Required task ->
Give again only the lines beginning with the one that contains "Rebuild this chart" and ending with the one that contains "const opMargin = [-1.4, 3.7, 0.1, -19.4, -4.8];"; include both of those lines.

Data listing ->
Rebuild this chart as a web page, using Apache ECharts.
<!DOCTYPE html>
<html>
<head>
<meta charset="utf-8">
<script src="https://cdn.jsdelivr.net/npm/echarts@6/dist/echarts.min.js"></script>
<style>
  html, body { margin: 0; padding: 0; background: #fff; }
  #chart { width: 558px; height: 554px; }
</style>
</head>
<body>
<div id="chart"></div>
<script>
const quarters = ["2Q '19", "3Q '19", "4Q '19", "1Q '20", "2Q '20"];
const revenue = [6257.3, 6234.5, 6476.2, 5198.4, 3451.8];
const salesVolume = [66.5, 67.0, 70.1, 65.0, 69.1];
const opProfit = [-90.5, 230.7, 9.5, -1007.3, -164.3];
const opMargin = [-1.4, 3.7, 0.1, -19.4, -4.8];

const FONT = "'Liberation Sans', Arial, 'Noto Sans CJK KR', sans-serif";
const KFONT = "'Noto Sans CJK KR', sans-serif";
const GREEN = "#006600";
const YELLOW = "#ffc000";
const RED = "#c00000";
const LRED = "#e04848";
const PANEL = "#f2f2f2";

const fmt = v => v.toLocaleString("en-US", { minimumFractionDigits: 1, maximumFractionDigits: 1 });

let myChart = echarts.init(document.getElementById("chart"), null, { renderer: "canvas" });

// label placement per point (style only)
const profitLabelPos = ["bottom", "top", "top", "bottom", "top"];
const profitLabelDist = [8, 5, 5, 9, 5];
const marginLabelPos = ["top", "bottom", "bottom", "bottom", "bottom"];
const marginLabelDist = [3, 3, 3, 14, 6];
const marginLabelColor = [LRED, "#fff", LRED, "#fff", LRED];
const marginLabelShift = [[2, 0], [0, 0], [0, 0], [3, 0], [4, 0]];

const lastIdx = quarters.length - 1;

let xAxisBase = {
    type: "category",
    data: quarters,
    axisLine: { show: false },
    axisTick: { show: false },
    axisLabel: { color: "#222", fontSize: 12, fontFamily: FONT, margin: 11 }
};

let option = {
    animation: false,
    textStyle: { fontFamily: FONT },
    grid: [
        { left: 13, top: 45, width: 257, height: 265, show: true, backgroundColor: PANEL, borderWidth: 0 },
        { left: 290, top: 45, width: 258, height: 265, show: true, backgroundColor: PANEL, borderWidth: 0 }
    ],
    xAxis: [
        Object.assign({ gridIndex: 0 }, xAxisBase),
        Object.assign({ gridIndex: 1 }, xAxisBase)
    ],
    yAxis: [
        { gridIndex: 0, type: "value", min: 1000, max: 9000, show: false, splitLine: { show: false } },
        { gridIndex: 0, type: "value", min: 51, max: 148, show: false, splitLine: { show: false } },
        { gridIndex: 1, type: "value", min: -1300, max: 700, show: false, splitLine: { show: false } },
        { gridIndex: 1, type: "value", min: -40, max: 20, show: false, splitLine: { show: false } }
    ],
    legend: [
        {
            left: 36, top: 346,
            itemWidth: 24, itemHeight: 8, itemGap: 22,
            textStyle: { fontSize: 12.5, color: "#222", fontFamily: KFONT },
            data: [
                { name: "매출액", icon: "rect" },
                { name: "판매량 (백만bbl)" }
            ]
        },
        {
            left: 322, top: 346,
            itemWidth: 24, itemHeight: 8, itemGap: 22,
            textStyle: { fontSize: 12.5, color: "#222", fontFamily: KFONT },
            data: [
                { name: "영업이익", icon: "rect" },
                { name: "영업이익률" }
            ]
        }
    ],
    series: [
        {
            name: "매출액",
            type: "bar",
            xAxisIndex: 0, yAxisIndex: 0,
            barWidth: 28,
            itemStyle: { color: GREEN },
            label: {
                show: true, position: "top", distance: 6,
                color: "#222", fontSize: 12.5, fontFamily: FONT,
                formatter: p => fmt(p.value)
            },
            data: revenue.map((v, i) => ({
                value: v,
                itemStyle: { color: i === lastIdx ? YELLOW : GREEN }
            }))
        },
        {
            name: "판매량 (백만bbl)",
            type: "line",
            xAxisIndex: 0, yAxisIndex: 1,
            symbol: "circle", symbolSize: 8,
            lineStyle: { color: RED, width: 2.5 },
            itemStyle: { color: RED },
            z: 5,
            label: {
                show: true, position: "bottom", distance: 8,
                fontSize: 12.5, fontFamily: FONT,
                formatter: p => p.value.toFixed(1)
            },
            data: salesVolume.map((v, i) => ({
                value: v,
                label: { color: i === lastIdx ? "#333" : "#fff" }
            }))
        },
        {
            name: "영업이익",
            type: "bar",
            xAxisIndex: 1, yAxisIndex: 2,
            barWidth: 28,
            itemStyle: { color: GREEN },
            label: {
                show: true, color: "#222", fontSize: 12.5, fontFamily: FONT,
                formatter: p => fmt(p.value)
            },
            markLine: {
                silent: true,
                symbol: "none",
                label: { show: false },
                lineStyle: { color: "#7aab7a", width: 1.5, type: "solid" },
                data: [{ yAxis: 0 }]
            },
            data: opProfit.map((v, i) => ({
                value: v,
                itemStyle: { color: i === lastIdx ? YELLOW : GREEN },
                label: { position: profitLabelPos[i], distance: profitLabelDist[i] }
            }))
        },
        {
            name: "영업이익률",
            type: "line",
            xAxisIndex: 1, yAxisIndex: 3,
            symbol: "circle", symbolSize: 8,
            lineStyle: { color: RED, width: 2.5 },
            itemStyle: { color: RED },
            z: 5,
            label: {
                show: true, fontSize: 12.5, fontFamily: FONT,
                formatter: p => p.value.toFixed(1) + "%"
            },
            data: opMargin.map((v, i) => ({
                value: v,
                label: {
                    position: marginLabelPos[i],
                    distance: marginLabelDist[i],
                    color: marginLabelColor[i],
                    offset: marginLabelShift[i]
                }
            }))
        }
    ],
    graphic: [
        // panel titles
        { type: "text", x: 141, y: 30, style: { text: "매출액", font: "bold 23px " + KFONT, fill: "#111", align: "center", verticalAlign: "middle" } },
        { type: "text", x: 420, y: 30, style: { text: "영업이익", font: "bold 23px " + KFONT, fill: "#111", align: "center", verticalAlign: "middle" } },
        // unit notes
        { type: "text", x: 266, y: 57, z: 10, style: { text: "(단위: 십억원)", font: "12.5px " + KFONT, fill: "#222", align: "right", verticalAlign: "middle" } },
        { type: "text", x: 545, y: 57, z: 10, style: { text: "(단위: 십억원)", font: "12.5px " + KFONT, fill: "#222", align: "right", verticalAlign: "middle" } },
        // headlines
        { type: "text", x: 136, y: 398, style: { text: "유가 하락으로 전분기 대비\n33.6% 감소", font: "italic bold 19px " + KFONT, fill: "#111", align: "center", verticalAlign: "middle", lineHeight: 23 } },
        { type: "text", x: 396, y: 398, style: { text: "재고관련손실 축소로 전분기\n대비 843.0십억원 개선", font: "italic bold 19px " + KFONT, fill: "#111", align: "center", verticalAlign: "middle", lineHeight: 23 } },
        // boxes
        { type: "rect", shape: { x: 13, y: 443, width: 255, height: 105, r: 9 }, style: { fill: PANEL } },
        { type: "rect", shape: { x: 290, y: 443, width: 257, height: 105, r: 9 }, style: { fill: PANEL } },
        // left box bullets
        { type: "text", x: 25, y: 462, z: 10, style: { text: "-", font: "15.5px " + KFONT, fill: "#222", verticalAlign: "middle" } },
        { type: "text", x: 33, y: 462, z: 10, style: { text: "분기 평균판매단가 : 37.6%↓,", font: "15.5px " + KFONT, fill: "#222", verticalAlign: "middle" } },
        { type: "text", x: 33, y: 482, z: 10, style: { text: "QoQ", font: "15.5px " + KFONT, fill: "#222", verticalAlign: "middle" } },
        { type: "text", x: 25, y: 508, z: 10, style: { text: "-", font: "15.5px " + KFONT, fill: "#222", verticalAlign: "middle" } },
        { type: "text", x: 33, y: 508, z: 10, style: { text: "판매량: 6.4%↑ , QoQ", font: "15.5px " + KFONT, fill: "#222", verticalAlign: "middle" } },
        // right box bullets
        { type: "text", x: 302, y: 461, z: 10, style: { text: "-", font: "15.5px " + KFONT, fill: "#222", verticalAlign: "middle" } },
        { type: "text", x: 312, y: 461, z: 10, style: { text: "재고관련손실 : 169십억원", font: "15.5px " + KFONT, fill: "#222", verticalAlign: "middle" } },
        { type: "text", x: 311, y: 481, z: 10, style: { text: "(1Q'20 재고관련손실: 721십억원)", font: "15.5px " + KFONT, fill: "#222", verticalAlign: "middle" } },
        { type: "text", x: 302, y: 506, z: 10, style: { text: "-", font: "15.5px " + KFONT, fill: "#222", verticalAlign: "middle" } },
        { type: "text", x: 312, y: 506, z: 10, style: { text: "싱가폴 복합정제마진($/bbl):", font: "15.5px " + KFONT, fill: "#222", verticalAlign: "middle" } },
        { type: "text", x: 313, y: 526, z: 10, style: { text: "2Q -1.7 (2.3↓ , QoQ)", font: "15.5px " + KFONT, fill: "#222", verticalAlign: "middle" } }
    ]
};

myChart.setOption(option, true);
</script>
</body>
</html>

* * *

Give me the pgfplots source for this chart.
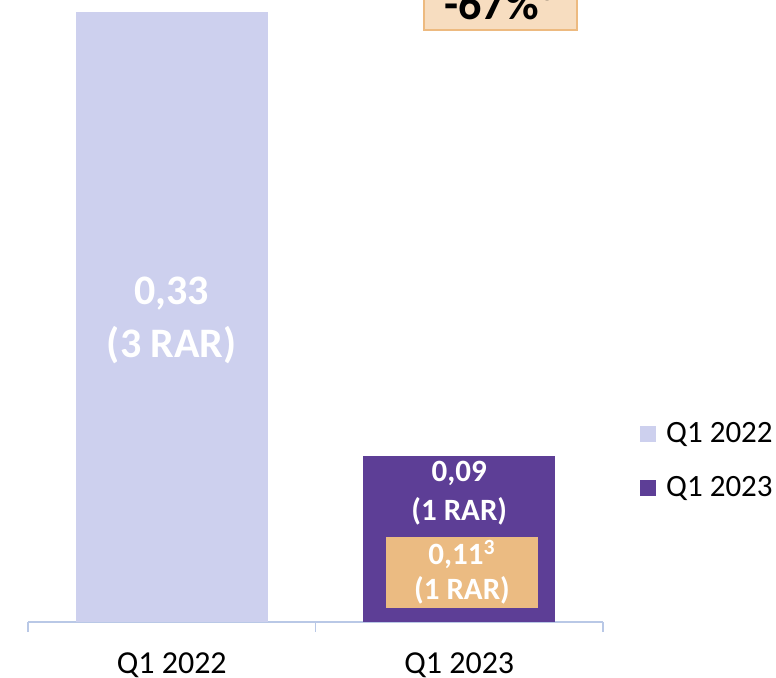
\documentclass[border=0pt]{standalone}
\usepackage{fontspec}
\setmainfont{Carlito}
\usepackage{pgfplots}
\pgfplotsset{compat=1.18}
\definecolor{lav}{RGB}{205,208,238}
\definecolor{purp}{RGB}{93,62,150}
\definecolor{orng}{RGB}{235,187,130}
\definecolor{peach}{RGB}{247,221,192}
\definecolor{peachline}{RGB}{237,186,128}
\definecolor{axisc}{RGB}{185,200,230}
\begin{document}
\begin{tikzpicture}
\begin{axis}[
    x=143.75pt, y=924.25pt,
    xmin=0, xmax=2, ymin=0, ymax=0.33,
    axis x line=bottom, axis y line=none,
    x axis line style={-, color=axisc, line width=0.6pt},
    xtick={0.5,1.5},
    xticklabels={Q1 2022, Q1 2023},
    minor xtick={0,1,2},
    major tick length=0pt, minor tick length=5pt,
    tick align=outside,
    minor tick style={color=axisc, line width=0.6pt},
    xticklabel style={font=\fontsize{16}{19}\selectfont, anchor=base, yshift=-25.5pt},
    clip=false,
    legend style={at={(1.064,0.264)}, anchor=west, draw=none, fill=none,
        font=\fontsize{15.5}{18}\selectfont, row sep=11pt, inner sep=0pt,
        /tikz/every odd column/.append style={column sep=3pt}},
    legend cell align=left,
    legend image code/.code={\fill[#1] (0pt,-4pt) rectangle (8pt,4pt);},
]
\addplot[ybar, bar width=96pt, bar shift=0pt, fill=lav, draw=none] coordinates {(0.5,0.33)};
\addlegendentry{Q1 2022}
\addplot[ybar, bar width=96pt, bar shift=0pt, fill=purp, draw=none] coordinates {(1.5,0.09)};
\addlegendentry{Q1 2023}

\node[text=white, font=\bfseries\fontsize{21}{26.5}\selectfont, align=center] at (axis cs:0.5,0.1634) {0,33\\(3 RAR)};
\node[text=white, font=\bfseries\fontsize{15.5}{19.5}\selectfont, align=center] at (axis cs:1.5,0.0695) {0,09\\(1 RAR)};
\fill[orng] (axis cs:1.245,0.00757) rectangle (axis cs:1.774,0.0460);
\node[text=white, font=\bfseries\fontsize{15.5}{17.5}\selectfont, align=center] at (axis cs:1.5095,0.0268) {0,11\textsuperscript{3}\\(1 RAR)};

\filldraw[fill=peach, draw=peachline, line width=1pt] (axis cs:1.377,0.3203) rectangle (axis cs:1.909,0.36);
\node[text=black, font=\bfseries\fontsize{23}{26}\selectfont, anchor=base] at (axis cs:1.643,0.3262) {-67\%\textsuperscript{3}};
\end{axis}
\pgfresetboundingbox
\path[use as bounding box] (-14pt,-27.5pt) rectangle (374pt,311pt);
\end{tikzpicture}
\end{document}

Exercise answer ->
Rebuild this chart as a web page, using Apache ECharts.
<!DOCTYPE html>
<html>
<head>
<meta charset="utf-8">
<script src="https://cdn.jsdelivr.net/npm/echarts@6/dist/echarts.min.js"></script>
<style>
  html, body { margin: 0; padding: 0; background: #fff; }
  #chart { width: 558px; height: 554px; }
</style>
</head>
<body>
<div id="chart"></div>
<script>
const quarters = ["2Q '19", "3Q '19", "4Q '19", "1Q '20", "2Q '20"];
const revenue = [6257.3, 6234.5, 6476.2, 5198.4, 3451.8];
const salesVolume = [66.5, 67.0, 70.1, 65.0, 69.1];
const opProfit = [-90.5, 230.7, 9.5, -1007.3, -164.3];
const opMargin = [-1.4, 3.7, 0.1, -19.4, -4.8];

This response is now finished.